§ Work required
Output every line of the material exactly, omitting images.

§ Source excerpt
--------------------
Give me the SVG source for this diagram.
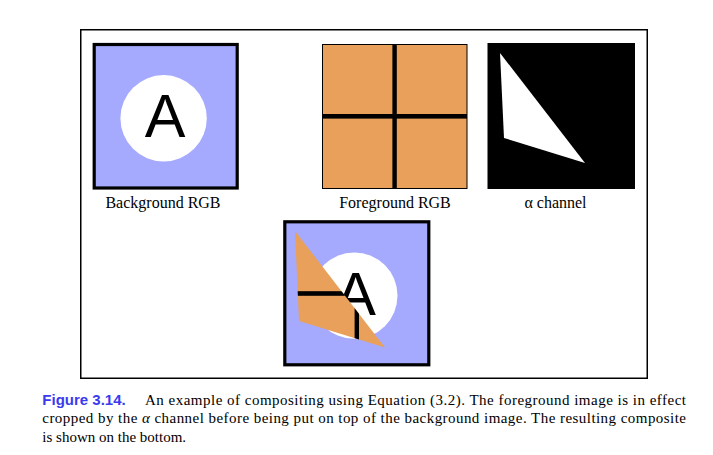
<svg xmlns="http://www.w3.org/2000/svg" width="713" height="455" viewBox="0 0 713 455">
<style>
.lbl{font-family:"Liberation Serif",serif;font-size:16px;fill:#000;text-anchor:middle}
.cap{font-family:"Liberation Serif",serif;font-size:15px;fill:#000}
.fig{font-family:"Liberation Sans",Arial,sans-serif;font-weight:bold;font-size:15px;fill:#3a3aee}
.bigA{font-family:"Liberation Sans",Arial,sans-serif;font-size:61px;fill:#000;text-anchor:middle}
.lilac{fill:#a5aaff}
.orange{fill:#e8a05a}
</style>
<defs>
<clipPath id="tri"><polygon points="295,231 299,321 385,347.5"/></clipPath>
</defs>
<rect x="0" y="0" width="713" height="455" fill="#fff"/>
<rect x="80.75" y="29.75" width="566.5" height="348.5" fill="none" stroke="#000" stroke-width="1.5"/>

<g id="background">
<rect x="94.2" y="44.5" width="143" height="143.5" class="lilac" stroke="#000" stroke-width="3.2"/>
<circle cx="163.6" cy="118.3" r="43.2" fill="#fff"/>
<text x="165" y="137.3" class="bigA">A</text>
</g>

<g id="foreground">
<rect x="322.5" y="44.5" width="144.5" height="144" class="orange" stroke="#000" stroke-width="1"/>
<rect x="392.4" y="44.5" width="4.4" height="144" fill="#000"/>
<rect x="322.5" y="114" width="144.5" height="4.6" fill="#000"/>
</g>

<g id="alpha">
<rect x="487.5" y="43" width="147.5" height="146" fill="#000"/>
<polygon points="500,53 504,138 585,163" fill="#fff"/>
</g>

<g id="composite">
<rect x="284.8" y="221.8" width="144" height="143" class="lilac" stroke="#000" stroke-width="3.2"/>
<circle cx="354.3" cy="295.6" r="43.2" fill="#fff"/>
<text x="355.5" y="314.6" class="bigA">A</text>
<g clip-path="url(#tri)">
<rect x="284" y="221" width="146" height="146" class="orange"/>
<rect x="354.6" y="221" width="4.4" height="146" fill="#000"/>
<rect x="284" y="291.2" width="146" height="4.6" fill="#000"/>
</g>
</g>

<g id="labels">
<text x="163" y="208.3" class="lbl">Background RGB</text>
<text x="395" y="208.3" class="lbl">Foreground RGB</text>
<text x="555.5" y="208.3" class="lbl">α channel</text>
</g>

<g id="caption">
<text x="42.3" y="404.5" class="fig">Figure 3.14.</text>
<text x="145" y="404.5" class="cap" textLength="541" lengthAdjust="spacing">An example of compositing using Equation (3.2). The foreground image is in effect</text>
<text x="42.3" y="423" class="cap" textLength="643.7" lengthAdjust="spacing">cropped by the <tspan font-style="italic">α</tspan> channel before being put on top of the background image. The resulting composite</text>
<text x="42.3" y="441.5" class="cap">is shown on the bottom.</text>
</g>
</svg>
--------------------
§ The result
Give me the SVG source for this diagram.
<svg xmlns="http://www.w3.org/2000/svg" width="713" height="455" viewBox="0 0 713 455">
<style>
.lbl{font-family:"Liberation Serif",serif;font-size:16px;fill:#000;text-anchor:middle}
.cap{font-family:"Liberation Serif",serif;font-size:15px;fill:#000}
.fig{font-family:"Liberation Sans",Arial,sans-serif;font-weight:bold;font-size:15px;fill:#3a3aee}
.bigA{font-family:"Liberation Sans",Arial,sans-serif;font-size:61px;fill:#000;text-anchor:middle}
.lilac{fill:#a5aaff}
.orange{fill:#e8a05a}
</style>
<defs>
<clipPath id="tri"><polygon points="295,231 299,321 385,347.5"/></clipPath>
</defs>
<rect x="0" y="0" width="713" height="455" fill="#fff"/>
<rect x="80.75" y="29.75" width="566.5" height="348.5" fill="none" stroke="#000" stroke-width="1.5"/>

<g id="background">
<rect x="94.2" y="44.5" width="143" height="143.5" class="lilac" stroke="#000" stroke-width="3.2"/>
<circle cx="163.6" cy="118.3" r="43.2" fill="#fff"/>
<text x="165" y="137.3" class="bigA">A</text>
</g>

<g id="foreground">
<rect x="322.5" y="44.5" width="144.5" height="144" class="orange" stroke="#000" stroke-width="1"/>
<rect x="392.4" y="44.5" width="4.4" height="144" fill="#000"/>
<rect x="322.5" y="114" width="144.5" height="4.6" fill="#000"/>
</g>

<g id="alpha">
<rect x="487.5" y="43" width="147.5" height="146" fill="#000"/>
<polygon points="500,53 504,138 585,163" fill="#fff"/>
</g>

<g id="composite">
<rect x="284.8" y="221.8" width="144" height="143" class="lilac" stroke="#000" stroke-width="3.2"/>
<circle cx="354.3" cy="295.6" r="43.2" fill="#fff"/>
<text x="355.5" y="314.6" class="bigA">A</text>
<g clip-path="url(#tri)">
<rect x="284" y="221" width="146" height="146" class="orange"/>
<rect x="354.6" y="221" width="4.4" height="146" fill="#000"/>
<rect x="284" y="291.2" width="146" height="4.6" fill="#000"/>
</g>
</g>

<g id="labels">
<text x="163" y="208.3" class="lbl">Background RGB</text>
<text x="395" y="208.3" class="lbl">Foreground RGB</text>
<text x="555.5" y="208.3" class="lbl">α channel</text>
</g>

<g id="caption">
<text x="42.3" y="404.5" class="fig">Figure 3.14.</text>
<text x="145" y="404.5" class="cap" textLength="541" lengthAdjust="spacing">An example of compositing using Equation (3.2). The foreground image is in effect</text>
<text x="42.3" y="423" class="cap" textLength="643.7" lengthAdjust="spacing">cropped by the <tspan font-style="italic">α</tspan> channel before being put on top of the background image. The resulting composite</text>
<text x="42.3" y="441.5" class="cap">is shown on the bottom.</text>
</g>
</svg>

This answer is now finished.